10 Reacties (Comments) - Land of vulcanoes

  1. Saskia Ansink-van den Tweel

    Hoi Leonie en Peter,
    Toen ik in mei/juni 3 weken samen met mijn man naar Peru ging, wees Mariët mij op jullie verhalen. Ze zei toen al dat jullie onderweg naar Peru waren. Sindsdien heb ik jullie blogs gevolgd. Wat een geweldige verhalen om te lezen! Wat een avontuur! Toch heel wat anders dan met per bus en trein de toeristische highlights bezoeken, zoals wij hebben gedaan. Maar we hebben genoten van Peru en ik ben heel benieuwd naar jullie verhalen over dit mooie land! En ondertussen ben ik zo vol bewondering van jullie avonturen dat ik de rest ook wil horen! 😉
    Geniet van jullie reis!
    Groetjes Saskia (dochter van Rinus en Marion)

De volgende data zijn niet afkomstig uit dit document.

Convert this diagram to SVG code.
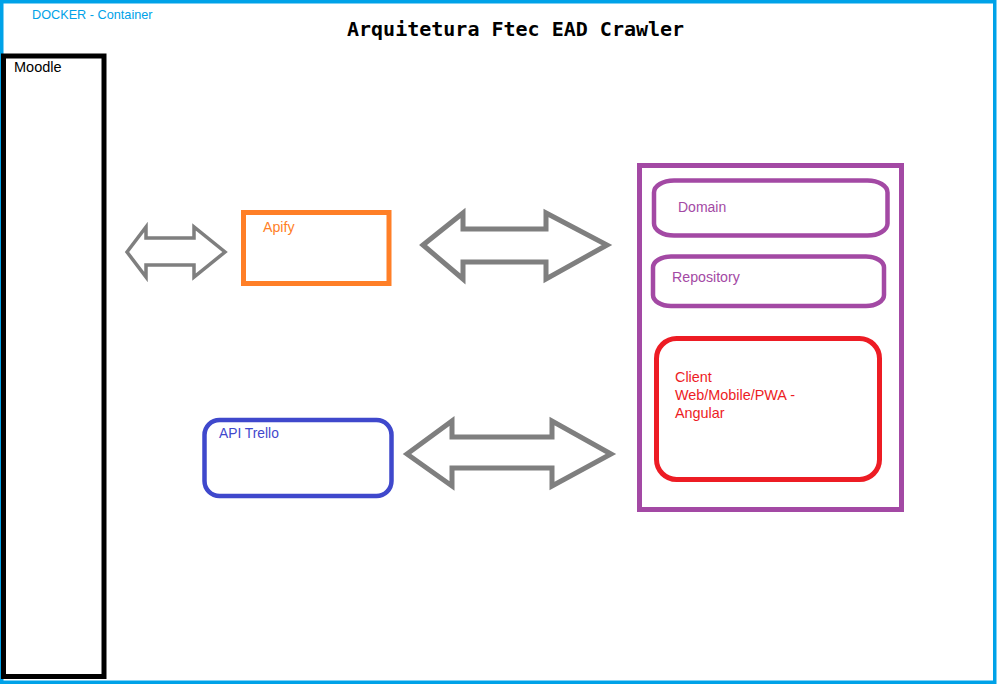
<svg xmlns="http://www.w3.org/2000/svg" width="998" height="684" viewBox="0 0 998 684">
<style>
.lbl{font-family:"Liberation Sans","Open Sans",Arial,sans-serif}
.title{font-family:"DejaVu Sans Mono","Liberation Mono",monospace;font-weight:bold;font-size:20px}
.arrow{fill:none;stroke:#7f7f7f;stroke-linejoin:miter}
</style>
<rect x="0" y="0" width="998" height="684" fill="#ffffff"/>
<g id="docker">
<rect x="1.75" y="1.75" width="993" height="680.5" fill="none" stroke="#00a2e8" stroke-width="3.5"/>
<text class="lbl" x="32" y="19" fill="#00a2e8" font-size="12.7">DOCKER - Container</text>
</g>
<text class="title" x="347" y="36" fill="#000">Arquitetura Ftec EAD Crawler</text>
<g id="moodle">
<rect x="3.5" y="56" width="100.5" height="620.5" fill="none" stroke="#000" stroke-width="5"/>
<text class="lbl" x="14" y="71.5" fill="#000" font-size="14.5">Moodle</text>
</g>
<g id="apify">
<rect x="243.5" y="212.5" width="145.5" height="71" fill="none" stroke="#ff7f27" stroke-width="5"/>
<text class="lbl" x="263" y="231.5" fill="#ff7f27" font-size="14.2">Apify</text>
</g>
<g id="api-trello">
<rect x="204.5" y="420" width="187" height="76" rx="15" fill="none" stroke="#3f48cc" stroke-width="4.5"/>
<text class="lbl" x="219" y="437.5" fill="#3f48cc" font-size="13.8">API Trello</text>
</g>
<g id="backend">
<rect x="639.5" y="165.5" width="262" height="344" fill="none" stroke="#a349a4" stroke-width="5"/>
</g>
<g id="domain">
<rect x="654" y="180.5" width="233.5" height="55" rx="20" ry="12" fill="none" stroke="#a349a4" stroke-width="4.5"/>
<text class="lbl" x="678" y="211.5" fill="#a349a4" font-size="14">Domain</text>
</g>
<g id="repository">
<rect x="653" y="256.5" width="231" height="49.5" rx="18" ry="11" fill="none" stroke="#a349a4" stroke-width="4.5"/>
<text class="lbl" x="672" y="281.5" fill="#a349a4" font-size="14.2">Repository</text>
</g>
<g id="client">
<rect x="656.5" y="338.5" width="223" height="141" rx="20" fill="none" stroke="#ed1c24" stroke-width="5"/>
<text class="lbl" fill="#ed1c24" font-size="14.4"><tspan x="675" y="381.5">Client</tspan><tspan x="675" y="399.5">Web/Mobile/PWA -</tspan><tspan x="675" y="417.5">Angular</tspan></text>
</g>
<g id="connectors">
<polygon class="arrow" stroke-width="3.5" points="127,252 146,227 146,238 194,238 194,227 225,252 194,277 194,265 146,265 146,277"/>
<polygon class="arrow" stroke-width="5" points="423,245 463,213 463,229 546,229 546,213 607,245 546,279 546,262 463,262 463,279"/>
<polygon class="arrow" stroke-width="5" points="407,454 452,421 452,437 552,437 552,421 611,454 552,486 552,468 452,468 452,486"/>
</g>
</svg>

    Geniet jul stories baie en hoop om dit ook eendag te kan doen

  3. Mieke

    Bijna niet te bevatten die bijzondere kleuren en vormen van het landschap. Zelfs die maan lijkt te mooi om waar te zijn. En dan hangen jullie daar ook nog eens met z’n drieën alsof je door de ruimte zweeft :) Ongelofelijk mooi allemaal! Bedankt weer!

  4. Jan.G

    Peter en Leonie.
    Geweldig jullie verhalen en foto’s.
    Om jaloers op te worden.
    Blijf genieten en het goede zien.
    Groet Jan G.

  5. Gerard

    Peter en Leonie, het wordt eentonig. Prachtig verhaal en schitterende foto’s. De hartelijke groeten van Gerard en Anja.

  6. Jan Krijtenburg

    Hallo peter en Leonie,

    bedankt voor het leesplezier dat ik heb als ik jullie reisverslag lees. En o wat krijg ik weer een zin om op de motor te stappen voor een flinke reis 😉

  7. Anna

    Lieve Peter en Leonie, wat weer een prachtig verhaal met mooie foto’s. Wat is de wereld toch mooi en wat maken jullie toch veel mee!! Toch bijzonder om Ton en Marijke bij jullie op de foto’s te zien. Heel veel liefs en reis plezier. Jan en Anna

  8. Pieter

    Wat een gaaf verhaal weer!
    Net als sommigen met mij waarschijnlijk, ben ik op jullie site terecht gekomen omdat ik zocht naar informatie over de CBR250F (voor een RTW trip). Maar na jullie hele blog te hebben bijgelezen gaat het allang niet meer om de motoren! Ik zit nu steeds met smart te wachten op nieuwe foto’s en verhalen :-))
    Keep up the good work!

  9. Michnus

    Stunning! I can’t wait to get there. It seems you guys are having a blast. Thanks for sharing

  10. Ton en Marijke

    Lieve Peter en Leonie, We waren erg blij dat de gelegenheid zich voordeed om een stukje met jullie mee te reizen. We hebben er ontzettend van genoten en nog meer bewondering gekregen voor jullie manier van reizen. Op onze gezamenlijke reis zijn we aangestoken door jullie avontuurlijke instelling en zo genieten we, sinds we weer terug zijn, van onze eigen zwerftocht door de wereld, al is het op een heel wat kleinere schaal… Liefs pa en ma.